Scott is talented enough to win many more majors, but he may be running out of time.


By WILL GRAY

One.

“Surely, this will open the floodgates for him.”

It feels like the de facto response anytime a top-ranked player finally breaks through with a major triumph. Adam Scott has demonstrated the ability to win multiple top-tier events, now including a major. Becoming the sixth player since 2001 to win a second major, though, may be easier said than done.

With the recency bias in full effect, it can appear as though the question for the 32-year-old Aussie is not if he will win another major, but how many he will ultimately bring home. Consider this, though – countryman Steve Elkington was 32 years old when he won the 1995 PGA Championship. Likewise, Fred Couples was 32 when his ball stopped on the bank of Rae’s Creek at the 1992 Masters. Jim Furyk, Ian Woosnam and Davis Love III were all 33 years old when they finally captured an elusive major title. At the time of their wins, each of these men appeared destined to capture multiple majors, but years later each has only his maiden triumph to his credit.

The game right now has a deeper talent pool at the top than it has in years, as evidenced by the fact that the last 18 majors have been won by 17 different players, and if anything, last year’s British Open demonstrated just how easily a win can slip away. For Scott specifically, a likely switch back to a conventional putter in the near future may also require an untold period of adjustment. So while it would not surprise me to see him add another major trophy to his green jacket, at this point I predict that when he looks back on his career, this past week will remain both his greatest achievement and his lone major title.


By JASON SOBEL

Three.

There's a question that gets asked anytime a talented player claims his first major championship: Now that he has one, will the floodgates open?

I've got news for those questioners. The floodgates are closed. For everyone.

In case you haven't been paying attention, 18 different players have accounted for the last 19 majors. Nobody is winning majors in bunches.

On the heels of his Masters win, expect Adam Scott to follow suit. Don't get me wrong. He's a terrific player. Just don't count on him winning, say, three of the next six.

In fact, I've got him taking just two more in his career. On the heels of Sunday's success, that may sound like an insult, but it isn't. Three career wins would put him in a class just behind Phil Mickelson and Ernie Els, equal to Vijay Singh and Padraig Harrington. A better comparison is that he may wind up being this generation's Billy Casper, which is high praise indeed.

Floodgates? Nope, they're closed – at least for now. But Scott will win a few more majors before his career is over. 


By RANDALL MELL

TBD.

Adam Scott won’t be “one and done” winning major championships, but just how many he wins probably depends on whether anchored putting is banned.

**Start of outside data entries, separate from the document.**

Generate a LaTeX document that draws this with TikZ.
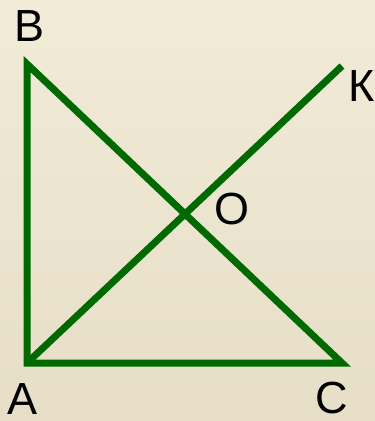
\documentclass[tikz,border=0pt]{standalone}
\usepackage{fontspec}
\setmainfont{Liberation Sans}
\definecolor{bgtop}{HTML}{F1EBD8}
\definecolor{bgbot}{HTML}{E6DEC6}
\definecolor{lgreen}{HTML}{006A00}
\begin{document}
\begin{tikzpicture}[x=1pt,y=-1pt,
  side/.style={draw=lgreen,line width=7pt,line join=miter},
  lbl/.style={font=\fontsize{45}{45}\selectfont,inner sep=0pt,text=black}]
\shade[top color=bgtop,bottom color=bgbot] (0,0) rectangle (375,421);
\useasboundingbox (0,0) rectangle (375,421);
\coordinate (B) at (27,64);
\coordinate (A) at (27,363);
\coordinate (C) at (342,363);
\coordinate (K) at (342,66);
\draw[side] (A) -- (B) -- (C) -- cycle;
\draw[side] (A) -- (K);
\node[lbl] (lB) at (30,26) {B};
\node[lbl] (lK) at (362,86) {К};
\node[lbl] (lO) at (232,209) {O};
\node[lbl] (lA) at (23,399) {A};
\node[lbl] (lC) at (332,398) {C};
\end{tikzpicture}
\end{document}
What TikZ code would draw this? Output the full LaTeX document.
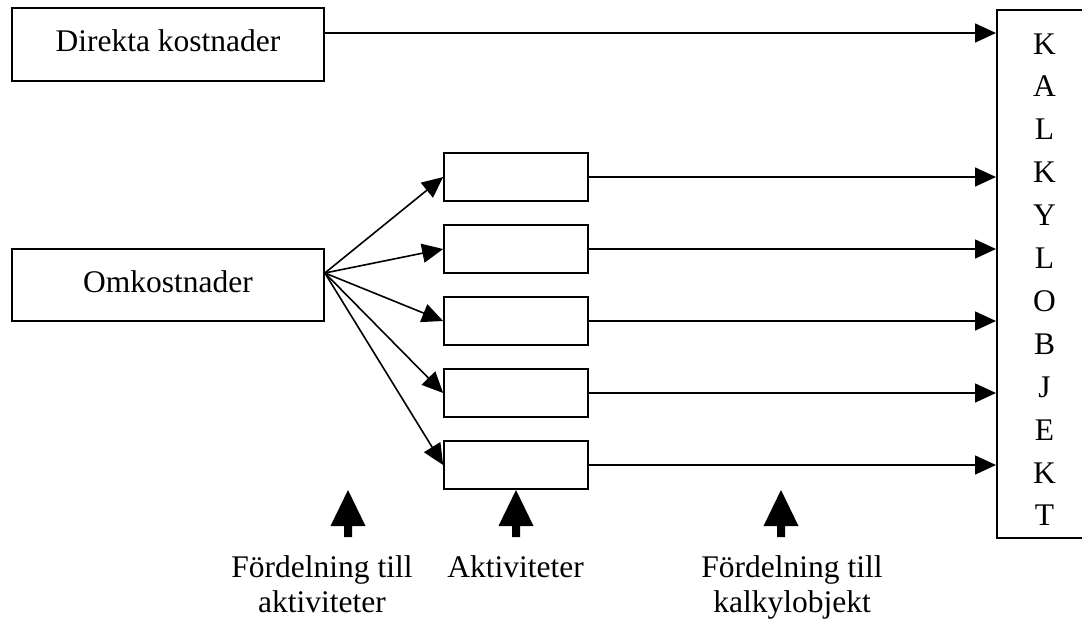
\documentclass[tikz,border=0pt]{standalone}
\usepackage{fontspec}
\setmainfont{Liberation Serif}
\usetikzlibrary{arrows.meta}
\begin{document}
\begin{tikzpicture}[x=1pt,y=-1pt,
  box/.style={draw,line width=1.7pt,inner sep=0pt,text height=20pt,text depth=6pt,
              font=\fontsize{31.5}{35}\selectfont},
  flow/.style={line width=1.6pt,-{Triangle[length=21pt,width=19pt]}},
  txt/.style={inner sep=0pt,anchor=base,font=\fontsize{31.5}{35}\selectfont}]
\fill[white] (0,0) rectangle (1082,621);
\useasboundingbox (0,0) rectangle (1082,621);

% cost sources
\node[box,minimum width=312pt,minimum height=73pt] (dk) at (168,44.5) {Direkta kostnader};
\node[box,minimum width=312pt,minimum height=72pt] (ok) at (168,285) {Omkostnader};

% cost object column
\node[box,minimum width=100pt,minimum height=528pt,anchor=north west] (obj) at (996,9) {};
\foreach \c [count=\i from 0] in {K,A,L,K,Y,L,O,B,J,E,K,T}
  \node[txt] (obj-\i) at (1044.5,54+42.9*\i) {\c};

% direct costs straight to the cost object
\draw[flow] ([yshift=11.5pt]dk.east) -- ([yshift=11.5pt]dk.east -| obj.west);

% activities: overhead fanned out, then passed on to the cost object
\foreach \i/\y in {1/177,2/249,3/321,4/393,5/465} {
  \node[box,minimum width=144pt,minimum height=48pt] (a\i) at (516,\y) {};
  \draw[flow] ([yshift=12pt]ok.east) -- (a\i.west);
  \draw[flow] (a\i.east) -- (a\i.east -| obj.west);
}

% block arrows pointing up at the stages
\foreach \x in {348,516,781}
  \fill (\x,490) -- (\x+17.5,526) -- (\x+4,526) -- (\x+4,537)
        -- (\x-4,537) -- (\x-4,526) -- (\x-17.5,526) -- cycle;

% stage captions (base anchor sits on the last line)
\node[txt,align=center] (l1) at (322,612) {Fördelning till\\aktiviteter};
\node[txt] (l2) at (515.5,577) {Aktiviteter};
\node[txt,align=center] (l3) at (792,612) {Fördelning till\\kalkylobjekt};
\end{tikzpicture}
\end{document}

Pencil me in for one more green jacket for Scott if anchored putting is banished, two more if he can keep using that broomstick-handle putter. He’s now in that class of players whom Augusta National anoints as regular contenders. At 32, he will keep giving himself chances. 

Since Scott began using a long putter, his major championship record has dramatically improved. He tied for second at the Masters in 2011, the first time he put a long putter into play in a major. He hasn’t finished outside the top 10 there with it. He has finished T-9 or better five times in the last nine majors with it. That’s more top-10s than he had in the previous 39 majors he played.

Given his ball-striking prowess, his age and growing confidence now, Scott looks like a guy who could win two to five major championship titles, depending on what happens with the rules governing his putting.